** start PROVIDED MATERIAL **
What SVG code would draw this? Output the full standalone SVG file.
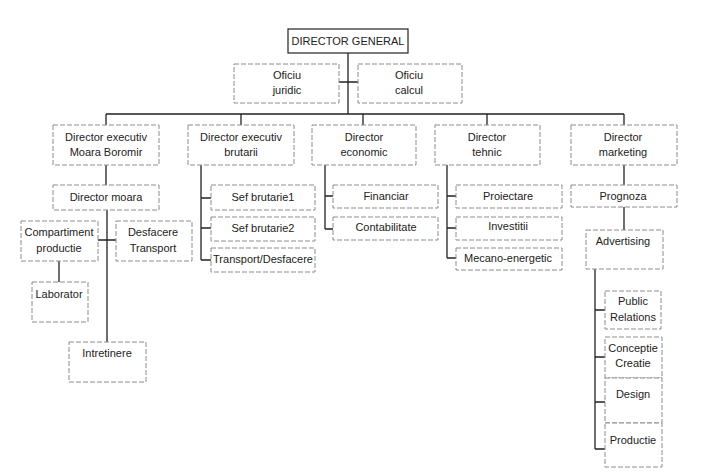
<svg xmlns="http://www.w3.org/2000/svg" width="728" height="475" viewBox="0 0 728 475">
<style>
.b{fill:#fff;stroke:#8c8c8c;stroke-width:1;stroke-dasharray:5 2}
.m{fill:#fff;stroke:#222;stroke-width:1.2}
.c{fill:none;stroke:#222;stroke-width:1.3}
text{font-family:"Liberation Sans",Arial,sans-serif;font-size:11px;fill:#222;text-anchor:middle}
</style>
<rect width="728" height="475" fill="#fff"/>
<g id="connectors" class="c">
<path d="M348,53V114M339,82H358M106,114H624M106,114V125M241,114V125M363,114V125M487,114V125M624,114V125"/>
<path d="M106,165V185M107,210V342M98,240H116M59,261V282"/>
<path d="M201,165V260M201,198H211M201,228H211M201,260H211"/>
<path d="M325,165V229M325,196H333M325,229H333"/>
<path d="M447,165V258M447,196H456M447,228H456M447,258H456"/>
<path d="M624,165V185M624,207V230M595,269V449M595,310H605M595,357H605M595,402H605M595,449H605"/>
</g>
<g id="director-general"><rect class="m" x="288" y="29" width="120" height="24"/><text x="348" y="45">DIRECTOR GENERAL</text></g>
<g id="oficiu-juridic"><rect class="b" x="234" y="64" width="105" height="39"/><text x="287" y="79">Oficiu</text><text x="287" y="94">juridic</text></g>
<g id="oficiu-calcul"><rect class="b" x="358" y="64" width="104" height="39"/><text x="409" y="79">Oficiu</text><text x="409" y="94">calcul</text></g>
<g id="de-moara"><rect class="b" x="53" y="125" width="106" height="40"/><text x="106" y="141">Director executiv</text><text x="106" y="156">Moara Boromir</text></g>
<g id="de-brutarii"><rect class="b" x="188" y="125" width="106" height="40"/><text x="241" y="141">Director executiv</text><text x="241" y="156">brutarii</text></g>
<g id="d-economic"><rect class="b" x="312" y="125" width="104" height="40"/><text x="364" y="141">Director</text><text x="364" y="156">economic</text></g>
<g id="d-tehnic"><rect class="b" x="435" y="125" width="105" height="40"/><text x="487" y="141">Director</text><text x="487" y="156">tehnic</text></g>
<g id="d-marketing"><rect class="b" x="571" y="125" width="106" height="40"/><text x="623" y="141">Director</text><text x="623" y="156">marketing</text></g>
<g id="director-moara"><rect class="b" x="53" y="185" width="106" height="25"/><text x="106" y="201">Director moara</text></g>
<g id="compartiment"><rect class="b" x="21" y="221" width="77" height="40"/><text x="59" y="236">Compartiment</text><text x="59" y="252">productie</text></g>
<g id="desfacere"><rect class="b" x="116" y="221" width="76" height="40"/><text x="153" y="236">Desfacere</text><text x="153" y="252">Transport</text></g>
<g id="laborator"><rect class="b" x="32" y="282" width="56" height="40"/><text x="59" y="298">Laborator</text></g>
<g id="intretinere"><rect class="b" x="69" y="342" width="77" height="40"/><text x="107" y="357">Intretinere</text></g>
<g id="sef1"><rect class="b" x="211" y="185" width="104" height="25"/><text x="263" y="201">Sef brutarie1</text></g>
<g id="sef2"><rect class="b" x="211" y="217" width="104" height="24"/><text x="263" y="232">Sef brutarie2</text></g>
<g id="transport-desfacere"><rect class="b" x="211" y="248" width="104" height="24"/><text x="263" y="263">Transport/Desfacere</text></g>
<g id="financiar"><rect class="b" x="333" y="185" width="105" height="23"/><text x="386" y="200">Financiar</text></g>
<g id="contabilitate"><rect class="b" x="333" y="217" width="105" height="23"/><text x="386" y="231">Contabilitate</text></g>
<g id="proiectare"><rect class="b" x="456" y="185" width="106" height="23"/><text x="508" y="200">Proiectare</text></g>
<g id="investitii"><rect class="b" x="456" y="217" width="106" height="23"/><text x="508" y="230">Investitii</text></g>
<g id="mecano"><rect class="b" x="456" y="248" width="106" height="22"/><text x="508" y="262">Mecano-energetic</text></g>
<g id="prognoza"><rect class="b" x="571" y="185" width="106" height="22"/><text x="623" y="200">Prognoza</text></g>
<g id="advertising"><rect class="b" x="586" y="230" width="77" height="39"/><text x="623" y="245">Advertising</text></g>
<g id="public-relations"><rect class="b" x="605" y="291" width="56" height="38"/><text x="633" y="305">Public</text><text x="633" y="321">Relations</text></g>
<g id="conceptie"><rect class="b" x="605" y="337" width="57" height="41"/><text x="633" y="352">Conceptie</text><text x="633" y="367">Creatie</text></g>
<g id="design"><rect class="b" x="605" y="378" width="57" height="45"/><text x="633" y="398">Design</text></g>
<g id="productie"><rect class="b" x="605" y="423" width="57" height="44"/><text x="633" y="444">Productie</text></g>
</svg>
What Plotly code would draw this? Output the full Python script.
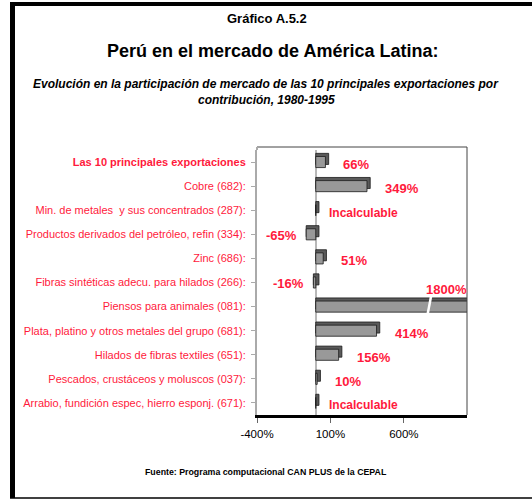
** end PROVIDED MATERIAL **
> TASK OBJECTIVE
Go through the entries above and output them exactly, without pictures.

> EXERCISE ANSWER
What SVG code would draw this? Output the full standalone SVG file.
<svg xmlns="http://www.w3.org/2000/svg" width="728" height="475" viewBox="0 0 728 475">
<style>
.b{fill:#fff;stroke:#8c8c8c;stroke-width:1;stroke-dasharray:5 2}
.m{fill:#fff;stroke:#222;stroke-width:1.2}
.c{fill:none;stroke:#222;stroke-width:1.3}
text{font-family:"Liberation Sans",Arial,sans-serif;font-size:11px;fill:#222;text-anchor:middle}
</style>
<rect width="728" height="475" fill="#fff"/>
<g id="connectors" class="c">
<path d="M348,53V114M339,82H358M106,114H624M106,114V125M241,114V125M363,114V125M487,114V125M624,114V125"/>
<path d="M106,165V185M107,210V342M98,240H116M59,261V282"/>
<path d="M201,165V260M201,198H211M201,228H211M201,260H211"/>
<path d="M325,165V229M325,196H333M325,229H333"/>
<path d="M447,165V258M447,196H456M447,228H456M447,258H456"/>
<path d="M624,165V185M624,207V230M595,269V449M595,310H605M595,357H605M595,402H605M595,449H605"/>
</g>
<g id="director-general"><rect class="m" x="288" y="29" width="120" height="24"/><text x="348" y="45">DIRECTOR GENERAL</text></g>
<g id="oficiu-juridic"><rect class="b" x="234" y="64" width="105" height="39"/><text x="287" y="79">Oficiu</text><text x="287" y="94">juridic</text></g>
<g id="oficiu-calcul"><rect class="b" x="358" y="64" width="104" height="39"/><text x="409" y="79">Oficiu</text><text x="409" y="94">calcul</text></g>
<g id="de-moara"><rect class="b" x="53" y="125" width="106" height="40"/><text x="106" y="141">Director executiv</text><text x="106" y="156">Moara Boromir</text></g>
<g id="de-brutarii"><rect class="b" x="188" y="125" width="106" height="40"/><text x="241" y="141">Director executiv</text><text x="241" y="156">brutarii</text></g>
<g id="d-economic"><rect class="b" x="312" y="125" width="104" height="40"/><text x="364" y="141">Director</text><text x="364" y="156">economic</text></g>
<g id="d-tehnic"><rect class="b" x="435" y="125" width="105" height="40"/><text x="487" y="141">Director</text><text x="487" y="156">tehnic</text></g>
<g id="d-marketing"><rect class="b" x="571" y="125" width="106" height="40"/><text x="623" y="141">Director</text><text x="623" y="156">marketing</text></g>
<g id="director-moara"><rect class="b" x="53" y="185" width="106" height="25"/><text x="106" y="201">Director moara</text></g>
<g id="compartiment"><rect class="b" x="21" y="221" width="77" height="40"/><text x="59" y="236">Compartiment</text><text x="59" y="252">productie</text></g>
<g id="desfacere"><rect class="b" x="116" y="221" width="76" height="40"/><text x="153" y="236">Desfacere</text><text x="153" y="252">Transport</text></g>
<g id="laborator"><rect class="b" x="32" y="282" width="56" height="40"/><text x="59" y="298">Laborator</text></g>
<g id="intretinere"><rect class="b" x="69" y="342" width="77" height="40"/><text x="107" y="357">Intretinere</text></g>
<g id="sef1"><rect class="b" x="211" y="185" width="104" height="25"/><text x="263" y="201">Sef brutarie1</text></g>
<g id="sef2"><rect class="b" x="211" y="217" width="104" height="24"/><text x="263" y="232">Sef brutarie2</text></g>
<g id="transport-desfacere"><rect class="b" x="211" y="248" width="104" height="24"/><text x="263" y="263">Transport/Desfacere</text></g>
<g id="financiar"><rect class="b" x="333" y="185" width="105" height="23"/><text x="386" y="200">Financiar</text></g>
<g id="contabilitate"><rect class="b" x="333" y="217" width="105" height="23"/><text x="386" y="231">Contabilitate</text></g>
<g id="proiectare"><rect class="b" x="456" y="185" width="106" height="23"/><text x="508" y="200">Proiectare</text></g>
<g id="investitii"><rect class="b" x="456" y="217" width="106" height="23"/><text x="508" y="230">Investitii</text></g>
<g id="mecano"><rect class="b" x="456" y="248" width="106" height="22"/><text x="508" y="262">Mecano-energetic</text></g>
<g id="prognoza"><rect class="b" x="571" y="185" width="106" height="22"/><text x="623" y="200">Prognoza</text></g>
<g id="advertising"><rect class="b" x="586" y="230" width="77" height="39"/><text x="623" y="245">Advertising</text></g>
<g id="public-relations"><rect class="b" x="605" y="291" width="56" height="38"/><text x="633" y="305">Public</text><text x="633" y="321">Relations</text></g>
<g id="conceptie"><rect class="b" x="605" y="337" width="57" height="41"/><text x="633" y="352">Conceptie</text><text x="633" y="367">Creatie</text></g>
<g id="design"><rect class="b" x="605" y="378" width="57" height="45"/><text x="633" y="398">Design</text></g>
<g id="productie"><rect class="b" x="605" y="423" width="57" height="44"/><text x="633" y="444">Productie</text></g>
</svg>
What Plotly code would draw this? Output the full Python script.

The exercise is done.